To do
Copy exactly, and only, the lines below from the first through the one containing "const chartData = categories.map((name, i)", both included; pictures are omitted.

[Source code of charts]
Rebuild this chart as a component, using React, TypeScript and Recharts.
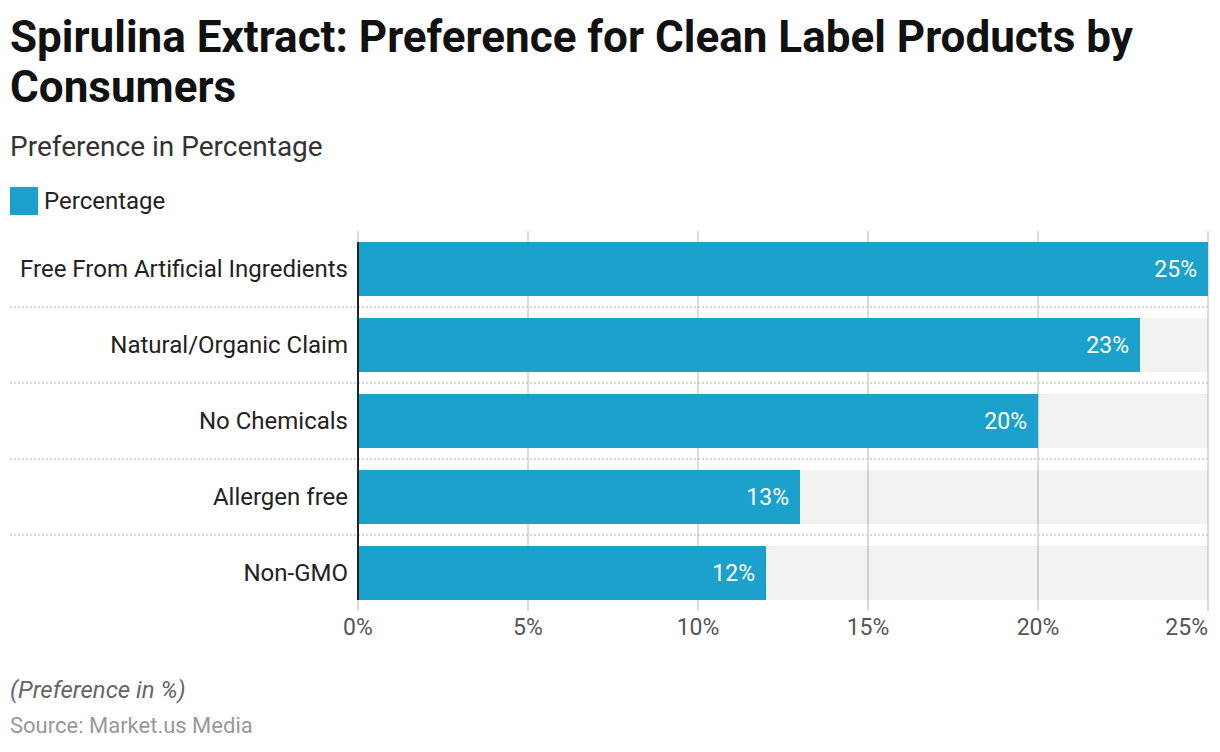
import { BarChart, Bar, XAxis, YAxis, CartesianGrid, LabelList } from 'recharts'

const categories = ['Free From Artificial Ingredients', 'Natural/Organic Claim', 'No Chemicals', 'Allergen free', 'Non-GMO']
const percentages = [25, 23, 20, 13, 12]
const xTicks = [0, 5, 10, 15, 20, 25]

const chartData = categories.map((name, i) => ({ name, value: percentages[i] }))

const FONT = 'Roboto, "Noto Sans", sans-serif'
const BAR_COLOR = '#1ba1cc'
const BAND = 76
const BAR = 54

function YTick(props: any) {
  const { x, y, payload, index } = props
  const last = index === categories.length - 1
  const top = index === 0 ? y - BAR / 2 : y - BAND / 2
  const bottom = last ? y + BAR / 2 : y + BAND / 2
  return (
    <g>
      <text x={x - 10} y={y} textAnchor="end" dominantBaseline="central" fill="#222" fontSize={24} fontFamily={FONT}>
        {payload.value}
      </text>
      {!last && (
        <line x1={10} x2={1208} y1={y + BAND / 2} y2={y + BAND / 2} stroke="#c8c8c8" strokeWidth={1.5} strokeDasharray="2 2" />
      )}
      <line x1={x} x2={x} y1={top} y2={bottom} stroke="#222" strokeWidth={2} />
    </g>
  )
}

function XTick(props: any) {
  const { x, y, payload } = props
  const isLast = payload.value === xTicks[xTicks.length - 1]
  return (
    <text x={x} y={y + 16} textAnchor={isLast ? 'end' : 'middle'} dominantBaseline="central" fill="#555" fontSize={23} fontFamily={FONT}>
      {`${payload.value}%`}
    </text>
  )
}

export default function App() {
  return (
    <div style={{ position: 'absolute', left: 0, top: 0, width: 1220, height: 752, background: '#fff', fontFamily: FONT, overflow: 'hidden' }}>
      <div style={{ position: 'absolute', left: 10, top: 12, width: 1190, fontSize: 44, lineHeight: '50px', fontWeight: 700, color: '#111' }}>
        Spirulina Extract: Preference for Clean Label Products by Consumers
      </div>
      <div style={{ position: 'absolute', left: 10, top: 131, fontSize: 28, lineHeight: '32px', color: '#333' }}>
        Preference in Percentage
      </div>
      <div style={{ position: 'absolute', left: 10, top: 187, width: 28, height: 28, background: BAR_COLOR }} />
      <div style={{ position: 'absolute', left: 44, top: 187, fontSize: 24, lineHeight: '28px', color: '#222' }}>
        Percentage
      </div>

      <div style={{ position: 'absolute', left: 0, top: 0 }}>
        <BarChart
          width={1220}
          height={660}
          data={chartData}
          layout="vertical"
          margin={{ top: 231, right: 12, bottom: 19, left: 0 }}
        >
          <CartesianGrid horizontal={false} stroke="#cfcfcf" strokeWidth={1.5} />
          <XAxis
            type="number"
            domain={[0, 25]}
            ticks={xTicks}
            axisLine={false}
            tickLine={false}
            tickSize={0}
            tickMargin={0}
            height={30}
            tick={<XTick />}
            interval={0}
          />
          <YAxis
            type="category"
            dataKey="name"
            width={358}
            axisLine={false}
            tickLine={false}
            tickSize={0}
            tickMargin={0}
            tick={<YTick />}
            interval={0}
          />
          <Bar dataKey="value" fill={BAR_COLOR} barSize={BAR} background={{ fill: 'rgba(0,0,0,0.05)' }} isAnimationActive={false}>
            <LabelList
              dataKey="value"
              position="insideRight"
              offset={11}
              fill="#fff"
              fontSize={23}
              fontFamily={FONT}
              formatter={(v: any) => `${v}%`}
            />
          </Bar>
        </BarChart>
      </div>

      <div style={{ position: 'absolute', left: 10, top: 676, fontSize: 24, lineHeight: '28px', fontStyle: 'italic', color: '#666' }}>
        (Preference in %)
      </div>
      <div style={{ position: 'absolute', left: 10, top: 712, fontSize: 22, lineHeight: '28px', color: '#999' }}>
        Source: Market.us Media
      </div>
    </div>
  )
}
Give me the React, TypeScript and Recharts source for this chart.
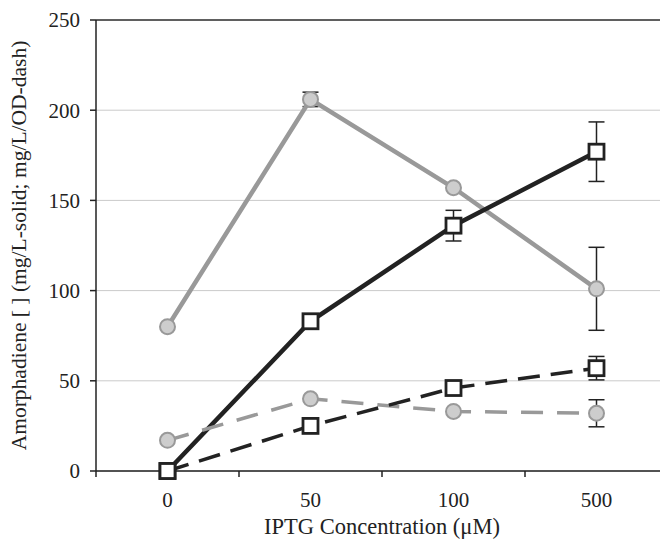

Exercise solution
Rebuild this chart as a component, using React, TypeScript and Recharts.
import { BarChart, Bar, XAxis, YAxis, CartesianGrid, LabelList } from 'recharts'

const categories = ['Free From Artificial Ingredients', 'Natural/Organic Claim', 'No Chemicals', 'Allergen free', 'Non-GMO']
const percentages = [25, 23, 20, 13, 12]
const xTicks = [0, 5, 10, 15, 20, 25]

const chartData = categories.map((name, i) => ({ name, value: percentages[i] }))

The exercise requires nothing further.